--- begin Exercise input ---

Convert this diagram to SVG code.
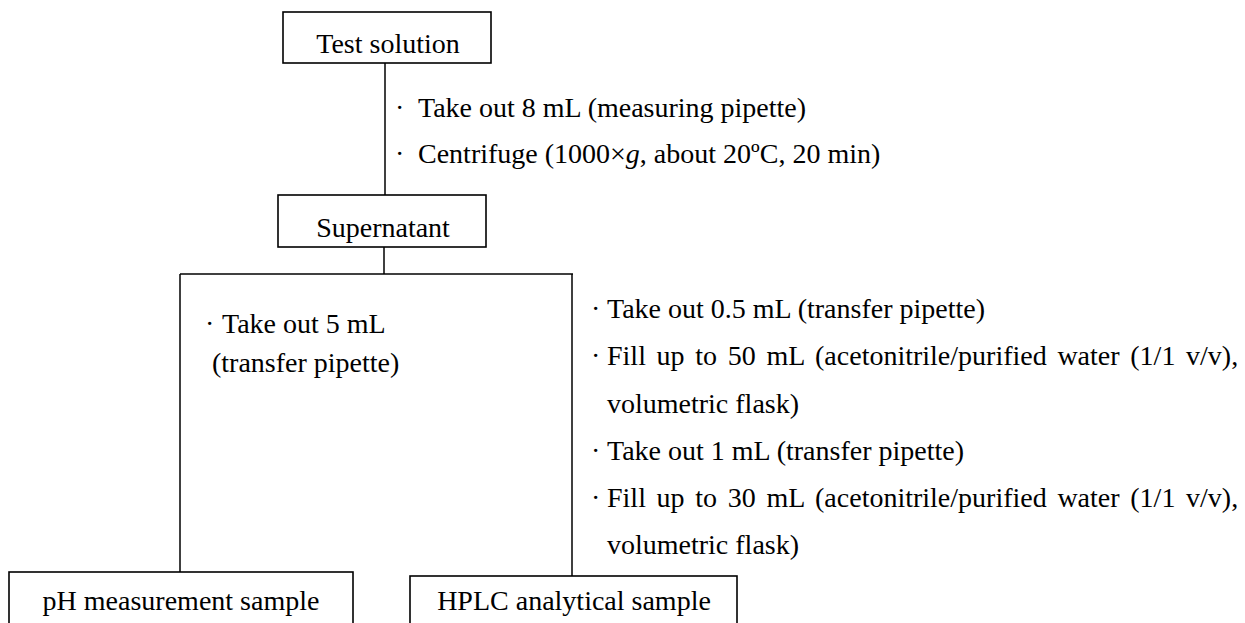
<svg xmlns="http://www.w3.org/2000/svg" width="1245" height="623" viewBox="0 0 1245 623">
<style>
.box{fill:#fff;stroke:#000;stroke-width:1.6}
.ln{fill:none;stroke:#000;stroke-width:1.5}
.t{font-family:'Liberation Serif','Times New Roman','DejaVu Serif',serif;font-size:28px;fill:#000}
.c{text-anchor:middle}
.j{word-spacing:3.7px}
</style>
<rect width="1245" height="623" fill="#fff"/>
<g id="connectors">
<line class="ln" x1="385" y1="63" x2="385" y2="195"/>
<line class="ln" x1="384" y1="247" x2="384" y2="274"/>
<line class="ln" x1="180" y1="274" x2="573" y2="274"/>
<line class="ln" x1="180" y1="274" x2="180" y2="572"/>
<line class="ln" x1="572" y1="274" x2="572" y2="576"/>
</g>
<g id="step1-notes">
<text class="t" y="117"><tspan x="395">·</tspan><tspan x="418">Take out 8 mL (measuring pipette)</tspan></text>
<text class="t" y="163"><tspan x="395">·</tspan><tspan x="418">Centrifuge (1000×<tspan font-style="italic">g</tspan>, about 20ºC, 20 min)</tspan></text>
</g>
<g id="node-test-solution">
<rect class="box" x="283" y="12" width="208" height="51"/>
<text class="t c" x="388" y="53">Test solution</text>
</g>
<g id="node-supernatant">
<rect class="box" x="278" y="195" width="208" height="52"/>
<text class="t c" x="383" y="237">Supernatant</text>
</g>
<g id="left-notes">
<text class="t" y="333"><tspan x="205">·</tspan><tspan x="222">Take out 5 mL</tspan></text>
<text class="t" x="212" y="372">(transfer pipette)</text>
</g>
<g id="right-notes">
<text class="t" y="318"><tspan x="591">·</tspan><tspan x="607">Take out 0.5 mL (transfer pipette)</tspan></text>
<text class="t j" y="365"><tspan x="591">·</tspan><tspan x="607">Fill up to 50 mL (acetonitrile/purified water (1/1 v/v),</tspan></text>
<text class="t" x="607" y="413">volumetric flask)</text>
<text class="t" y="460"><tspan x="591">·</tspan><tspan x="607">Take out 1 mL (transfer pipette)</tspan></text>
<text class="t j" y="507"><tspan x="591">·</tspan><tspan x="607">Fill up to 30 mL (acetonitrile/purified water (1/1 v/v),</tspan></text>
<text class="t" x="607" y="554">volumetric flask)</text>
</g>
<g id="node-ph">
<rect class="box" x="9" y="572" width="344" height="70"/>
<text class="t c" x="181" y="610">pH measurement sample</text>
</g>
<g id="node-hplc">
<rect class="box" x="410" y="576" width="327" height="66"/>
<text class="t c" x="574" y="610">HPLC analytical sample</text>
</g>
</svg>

--- end Exercise input ---
--- begin Exercise input ---

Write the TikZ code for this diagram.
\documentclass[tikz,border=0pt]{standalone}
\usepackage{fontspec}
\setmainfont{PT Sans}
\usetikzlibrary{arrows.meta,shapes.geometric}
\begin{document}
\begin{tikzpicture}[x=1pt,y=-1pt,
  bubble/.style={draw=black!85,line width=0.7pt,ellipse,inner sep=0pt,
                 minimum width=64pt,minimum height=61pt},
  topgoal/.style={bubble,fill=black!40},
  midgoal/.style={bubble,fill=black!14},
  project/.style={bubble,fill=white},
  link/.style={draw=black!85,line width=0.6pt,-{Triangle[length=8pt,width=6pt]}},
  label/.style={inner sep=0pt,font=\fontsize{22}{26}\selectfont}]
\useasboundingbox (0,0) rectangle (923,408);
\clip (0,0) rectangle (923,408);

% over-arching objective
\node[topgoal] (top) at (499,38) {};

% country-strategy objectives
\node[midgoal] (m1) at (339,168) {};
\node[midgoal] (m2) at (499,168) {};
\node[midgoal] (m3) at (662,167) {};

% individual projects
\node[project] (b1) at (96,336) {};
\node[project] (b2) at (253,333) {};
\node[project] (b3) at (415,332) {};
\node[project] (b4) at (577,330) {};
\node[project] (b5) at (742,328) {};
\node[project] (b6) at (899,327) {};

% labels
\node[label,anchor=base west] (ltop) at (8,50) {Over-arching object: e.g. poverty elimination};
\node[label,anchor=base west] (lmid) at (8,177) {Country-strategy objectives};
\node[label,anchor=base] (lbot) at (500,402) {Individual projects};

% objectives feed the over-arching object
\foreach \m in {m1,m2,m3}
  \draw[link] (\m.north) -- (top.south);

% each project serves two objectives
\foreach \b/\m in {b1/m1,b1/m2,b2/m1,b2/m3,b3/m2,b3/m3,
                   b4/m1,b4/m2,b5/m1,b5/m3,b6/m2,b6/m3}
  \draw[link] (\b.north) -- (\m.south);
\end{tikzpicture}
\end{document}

--- end Exercise input ---
--- begin Exercise input ---

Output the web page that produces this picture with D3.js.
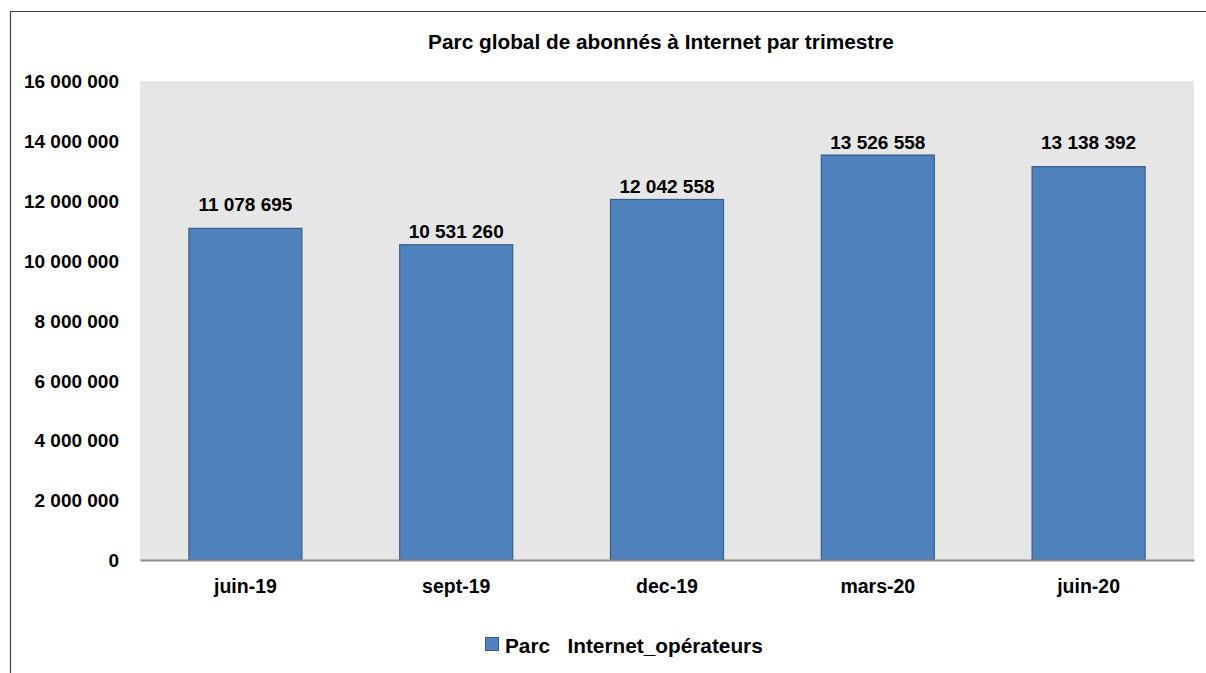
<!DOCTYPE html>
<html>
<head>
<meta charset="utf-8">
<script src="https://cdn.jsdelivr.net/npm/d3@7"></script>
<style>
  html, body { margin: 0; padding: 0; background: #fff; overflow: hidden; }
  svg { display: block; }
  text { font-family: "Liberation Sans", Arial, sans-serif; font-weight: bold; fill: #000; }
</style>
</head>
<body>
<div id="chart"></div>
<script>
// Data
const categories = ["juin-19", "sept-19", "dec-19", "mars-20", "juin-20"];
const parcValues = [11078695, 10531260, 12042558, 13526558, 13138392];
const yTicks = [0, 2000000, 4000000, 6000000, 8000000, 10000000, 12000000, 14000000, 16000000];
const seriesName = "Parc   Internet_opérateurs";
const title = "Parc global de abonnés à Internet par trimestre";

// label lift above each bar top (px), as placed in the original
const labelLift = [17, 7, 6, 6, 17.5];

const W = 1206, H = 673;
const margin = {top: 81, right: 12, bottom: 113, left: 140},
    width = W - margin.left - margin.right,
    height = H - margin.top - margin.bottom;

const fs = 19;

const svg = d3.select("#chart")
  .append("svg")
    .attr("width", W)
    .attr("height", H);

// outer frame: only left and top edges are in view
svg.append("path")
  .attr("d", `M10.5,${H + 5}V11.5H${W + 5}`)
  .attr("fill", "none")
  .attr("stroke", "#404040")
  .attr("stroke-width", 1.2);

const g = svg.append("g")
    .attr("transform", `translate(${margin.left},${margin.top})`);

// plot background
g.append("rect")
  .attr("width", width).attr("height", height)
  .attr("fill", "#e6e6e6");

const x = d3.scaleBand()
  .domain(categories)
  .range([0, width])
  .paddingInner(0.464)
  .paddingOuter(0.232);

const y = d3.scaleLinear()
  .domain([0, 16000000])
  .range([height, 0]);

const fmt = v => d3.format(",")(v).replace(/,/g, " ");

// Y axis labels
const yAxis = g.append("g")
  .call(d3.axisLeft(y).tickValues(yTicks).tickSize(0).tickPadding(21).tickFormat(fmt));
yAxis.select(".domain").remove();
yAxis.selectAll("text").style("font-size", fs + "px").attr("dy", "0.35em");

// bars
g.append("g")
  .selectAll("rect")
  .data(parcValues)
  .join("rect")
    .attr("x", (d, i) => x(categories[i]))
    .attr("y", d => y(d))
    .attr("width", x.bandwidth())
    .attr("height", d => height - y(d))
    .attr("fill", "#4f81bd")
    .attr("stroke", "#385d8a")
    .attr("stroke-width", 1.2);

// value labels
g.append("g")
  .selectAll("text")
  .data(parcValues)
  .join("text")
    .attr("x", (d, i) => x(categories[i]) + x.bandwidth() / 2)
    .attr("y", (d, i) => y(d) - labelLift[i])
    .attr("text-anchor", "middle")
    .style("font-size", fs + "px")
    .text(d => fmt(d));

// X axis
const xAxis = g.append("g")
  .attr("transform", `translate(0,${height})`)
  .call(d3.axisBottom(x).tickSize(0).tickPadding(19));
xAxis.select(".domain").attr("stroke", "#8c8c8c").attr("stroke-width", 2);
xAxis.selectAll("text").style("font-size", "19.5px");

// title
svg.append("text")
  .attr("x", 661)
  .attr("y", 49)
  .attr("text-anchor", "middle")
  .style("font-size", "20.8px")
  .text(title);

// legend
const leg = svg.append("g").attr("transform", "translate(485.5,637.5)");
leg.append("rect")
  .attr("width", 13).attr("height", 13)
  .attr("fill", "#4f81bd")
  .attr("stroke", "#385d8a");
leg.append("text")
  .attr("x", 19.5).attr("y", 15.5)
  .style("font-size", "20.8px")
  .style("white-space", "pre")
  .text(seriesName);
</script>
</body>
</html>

--- end Exercise input ---

• [Task description]:
Look back at the entries above. Retype the line with "Write the TikZ code for this diagram.", the line with "(lbot) at (500,402)", and all lines in between.

• [The output]:
Write the TikZ code for this diagram.
\documentclass[tikz,border=0pt]{standalone}
\usepackage{fontspec}
\setmainfont{PT Sans}
\usetikzlibrary{arrows.meta,shapes.geometric}
\begin{document}
\begin{tikzpicture}[x=1pt,y=-1pt,
  bubble/.style={draw=black!85,line width=0.7pt,ellipse,inner sep=0pt,
                 minimum width=64pt,minimum height=61pt},
  topgoal/.style={bubble,fill=black!40},
  midgoal/.style={bubble,fill=black!14},
  project/.style={bubble,fill=white},
  link/.style={draw=black!85,line width=0.6pt,-{Triangle[length=8pt,width=6pt]}},
  label/.style={inner sep=0pt,font=\fontsize{22}{26}\selectfont}]
\useasboundingbox (0,0) rectangle (923,408);
\clip (0,0) rectangle (923,408);

% over-arching objective
\node[topgoal] (top) at (499,38) {};

% country-strategy objectives
\node[midgoal] (m1) at (339,168) {};
\node[midgoal] (m2) at (499,168) {};
\node[midgoal] (m3) at (662,167) {};

% individual projects
\node[project] (b1) at (96,336) {};
\node[project] (b2) at (253,333) {};
\node[project] (b3) at (415,332) {};
\node[project] (b4) at (577,330) {};
\node[project] (b5) at (742,328) {};
\node[project] (b6) at (899,327) {};

% labels
\node[label,anchor=base west] (ltop) at (8,50) {Over-arching object: e.g. poverty elimination};
\node[label,anchor=base west] (lmid) at (8,177) {Country-strategy objectives};
\node[label,anchor=base] (lbot) at (500,402) {Individual projects};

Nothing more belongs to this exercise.